Directions.
Return each line of the material verbatim.

Dataset section.
* Start *
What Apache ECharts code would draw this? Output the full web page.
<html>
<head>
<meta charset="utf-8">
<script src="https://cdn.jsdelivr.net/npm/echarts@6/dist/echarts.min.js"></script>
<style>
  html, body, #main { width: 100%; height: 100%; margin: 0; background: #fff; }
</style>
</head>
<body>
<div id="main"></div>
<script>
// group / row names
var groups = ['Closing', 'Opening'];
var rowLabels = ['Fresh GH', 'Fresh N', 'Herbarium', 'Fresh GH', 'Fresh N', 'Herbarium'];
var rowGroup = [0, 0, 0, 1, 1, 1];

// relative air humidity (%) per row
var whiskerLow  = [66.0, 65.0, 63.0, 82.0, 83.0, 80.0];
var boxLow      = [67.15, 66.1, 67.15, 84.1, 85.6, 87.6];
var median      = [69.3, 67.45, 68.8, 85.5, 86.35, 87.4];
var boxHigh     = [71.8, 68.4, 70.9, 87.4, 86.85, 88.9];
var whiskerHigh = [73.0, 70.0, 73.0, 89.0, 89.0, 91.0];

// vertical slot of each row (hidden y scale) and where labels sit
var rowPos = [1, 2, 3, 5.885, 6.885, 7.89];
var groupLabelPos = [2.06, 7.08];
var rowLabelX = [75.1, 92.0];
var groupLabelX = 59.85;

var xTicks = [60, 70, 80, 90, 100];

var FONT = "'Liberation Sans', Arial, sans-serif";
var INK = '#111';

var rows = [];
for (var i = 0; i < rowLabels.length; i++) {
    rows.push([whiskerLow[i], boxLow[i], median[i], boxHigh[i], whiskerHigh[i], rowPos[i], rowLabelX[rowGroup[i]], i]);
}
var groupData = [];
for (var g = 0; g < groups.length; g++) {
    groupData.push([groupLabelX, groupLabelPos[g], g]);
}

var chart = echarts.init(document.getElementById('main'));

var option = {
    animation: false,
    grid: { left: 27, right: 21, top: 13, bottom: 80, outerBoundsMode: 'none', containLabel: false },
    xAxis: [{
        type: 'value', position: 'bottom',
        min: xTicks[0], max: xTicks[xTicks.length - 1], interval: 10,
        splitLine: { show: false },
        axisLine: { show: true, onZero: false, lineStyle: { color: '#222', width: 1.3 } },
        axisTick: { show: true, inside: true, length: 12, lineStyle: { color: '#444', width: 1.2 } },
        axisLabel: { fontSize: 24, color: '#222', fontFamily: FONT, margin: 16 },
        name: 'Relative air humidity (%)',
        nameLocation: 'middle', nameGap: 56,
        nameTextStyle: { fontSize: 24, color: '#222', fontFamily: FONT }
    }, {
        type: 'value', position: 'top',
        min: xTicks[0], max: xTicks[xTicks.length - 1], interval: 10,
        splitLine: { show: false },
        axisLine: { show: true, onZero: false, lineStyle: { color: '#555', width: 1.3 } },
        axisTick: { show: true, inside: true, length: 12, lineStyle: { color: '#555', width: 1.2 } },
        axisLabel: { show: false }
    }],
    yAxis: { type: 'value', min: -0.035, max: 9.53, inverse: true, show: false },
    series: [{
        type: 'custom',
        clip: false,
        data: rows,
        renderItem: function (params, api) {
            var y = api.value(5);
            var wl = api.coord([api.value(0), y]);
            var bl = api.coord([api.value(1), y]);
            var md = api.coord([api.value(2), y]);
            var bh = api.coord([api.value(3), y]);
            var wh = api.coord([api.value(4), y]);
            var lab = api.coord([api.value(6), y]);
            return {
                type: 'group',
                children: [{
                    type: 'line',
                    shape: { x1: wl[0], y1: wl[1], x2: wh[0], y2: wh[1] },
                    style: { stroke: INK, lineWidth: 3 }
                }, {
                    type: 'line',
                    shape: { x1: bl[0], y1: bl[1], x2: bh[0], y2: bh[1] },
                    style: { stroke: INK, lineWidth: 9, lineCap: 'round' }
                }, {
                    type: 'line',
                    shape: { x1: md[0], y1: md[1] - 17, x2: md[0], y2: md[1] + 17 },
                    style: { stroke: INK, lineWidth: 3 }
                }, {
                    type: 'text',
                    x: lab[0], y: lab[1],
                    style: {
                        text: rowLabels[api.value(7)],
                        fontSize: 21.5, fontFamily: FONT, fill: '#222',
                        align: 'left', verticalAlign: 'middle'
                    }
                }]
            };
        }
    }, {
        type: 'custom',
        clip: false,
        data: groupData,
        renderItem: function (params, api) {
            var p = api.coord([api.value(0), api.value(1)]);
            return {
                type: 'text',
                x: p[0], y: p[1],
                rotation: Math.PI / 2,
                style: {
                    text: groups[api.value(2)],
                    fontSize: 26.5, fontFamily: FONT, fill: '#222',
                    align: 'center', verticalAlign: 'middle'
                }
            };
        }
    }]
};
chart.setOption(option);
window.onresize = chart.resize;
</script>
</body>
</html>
* End *
The result.
What Apache ECharts code would draw this? Output the full web page.
<html>
<head>
<meta charset="utf-8">
<script src="https://cdn.jsdelivr.net/npm/echarts@6/dist/echarts.min.js"></script>
<style>
  html, body, #main { width: 100%; height: 100%; margin: 0; background: #fff; }
</style>
</head>
<body>
<div id="main"></div>
<script>
// group / row names
var groups = ['Closing', 'Opening'];
var rowLabels = ['Fresh GH', 'Fresh N', 'Herbarium', 'Fresh GH', 'Fresh N', 'Herbarium'];
var rowGroup = [0, 0, 0, 1, 1, 1];

// relative air humidity (%) per row
var whiskerLow  = [66.0, 65.0, 63.0, 82.0, 83.0, 80.0];
var boxLow      = [67.15, 66.1, 67.15, 84.1, 85.6, 87.6];
var median      = [69.3, 67.45, 68.8, 85.5, 86.35, 87.4];
var boxHigh     = [71.8, 68.4, 70.9, 87.4, 86.85, 88.9];
var whiskerHigh = [73.0, 70.0, 73.0, 89.0, 89.0, 91.0];

// vertical slot of each row (hidden y scale) and where labels sit
var rowPos = [1, 2, 3, 5.885, 6.885, 7.89];
var groupLabelPos = [2.06, 7.08];
var rowLabelX = [75.1, 92.0];
var groupLabelX = 59.85;

var xTicks = [60, 70, 80, 90, 100];

var FONT = "'Liberation Sans', Arial, sans-serif";
var INK = '#111';

var rows = [];
for (var i = 0; i < rowLabels.length; i++) {
    rows.push([whiskerLow[i], boxLow[i], median[i], boxHigh[i], whiskerHigh[i], rowPos[i], rowLabelX[rowGroup[i]], i]);
}
var groupData = [];
for (var g = 0; g < groups.length; g++) {
    groupData.push([groupLabelX, groupLabelPos[g], g]);
}

var chart = echarts.init(document.getElementById('main'));

var option = {
    animation: false,
    grid: { left: 27, right: 21, top: 13, bottom: 80, outerBoundsMode: 'none', containLabel: false },
    xAxis: [{
        type: 'value', position: 'bottom',
        min: xTicks[0], max: xTicks[xTicks.length - 1], interval: 10,
        splitLine: { show: false },
        axisLine: { show: true, onZero: false, lineStyle: { color: '#222', width: 1.3 } },
        axisTick: { show: true, inside: true, length: 12, lineStyle: { color: '#444', width: 1.2 } },
        axisLabel: { fontSize: 24, color: '#222', fontFamily: FONT, margin: 16 },
        name: 'Relative air humidity (%)',
        nameLocation: 'middle', nameGap: 56,
        nameTextStyle: { fontSize: 24, color: '#222', fontFamily: FONT }
    }, {
        type: 'value', position: 'top',
        min: xTicks[0], max: xTicks[xTicks.length - 1], interval: 10,
        splitLine: { show: false },
        axisLine: { show: true, onZero: false, lineStyle: { color: '#555', width: 1.3 } },
        axisTick: { show: true, inside: true, length: 12, lineStyle: { color: '#555', width: 1.2 } },
        axisLabel: { show: false }
    }],
    yAxis: { type: 'value', min: -0.035, max: 9.53, inverse: true, show: false },
    series: [{
        type: 'custom',
        clip: false,
        data: rows,
        renderItem: function (params, api) {
            var y = api.value(5);
            var wl = api.coord([api.value(0), y]);
            var bl = api.coord([api.value(1), y]);
            var md = api.coord([api.value(2), y]);
            var bh = api.coord([api.value(3), y]);
            var wh = api.coord([api.value(4), y]);
            var lab = api.coord([api.value(6), y]);
            return {
                type: 'group',
                children: [{
                    type: 'line',
                    shape: { x1: wl[0], y1: wl[1], x2: wh[0], y2: wh[1] },
                    style: { stroke: INK, lineWidth: 3 }
                }, {
                    type: 'line',
                    shape: { x1: bl[0], y1: bl[1], x2: bh[0], y2: bh[1] },
                    style: { stroke: INK, lineWidth: 9, lineCap: 'round' }
                }, {
                    type: 'line',
                    shape: { x1: md[0], y1: md[1] - 17, x2: md[0], y2: md[1] + 17 },
                    style: { stroke: INK, lineWidth: 3 }
                }, {
                    type: 'text',
                    x: lab[0], y: lab[1],
                    style: {
                        text: rowLabels[api.value(7)],
                        fontSize: 21.5, fontFamily: FONT, fill: '#222',
                        align: 'left', verticalAlign: 'middle'
                    }
                }]
            };
        }
    }, {
        type: 'custom',
        clip: false,
        data: groupData,
        renderItem: function (params, api) {
            var p = api.coord([api.value(0), api.value(1)]);
            return {
                type: 'text',
                x: p[0], y: p[1],
                rotation: Math.PI / 2,
                style: {
                    text: groups[api.value(2)],
                    fontSize: 26.5, fontFamily: FONT, fill: '#222',
                    align: 'center', verticalAlign: 'middle'
                }
            };
        }
    }]
};
chart.setOption(option);
window.onresize = chart.resize;
</script>
</body>
</html>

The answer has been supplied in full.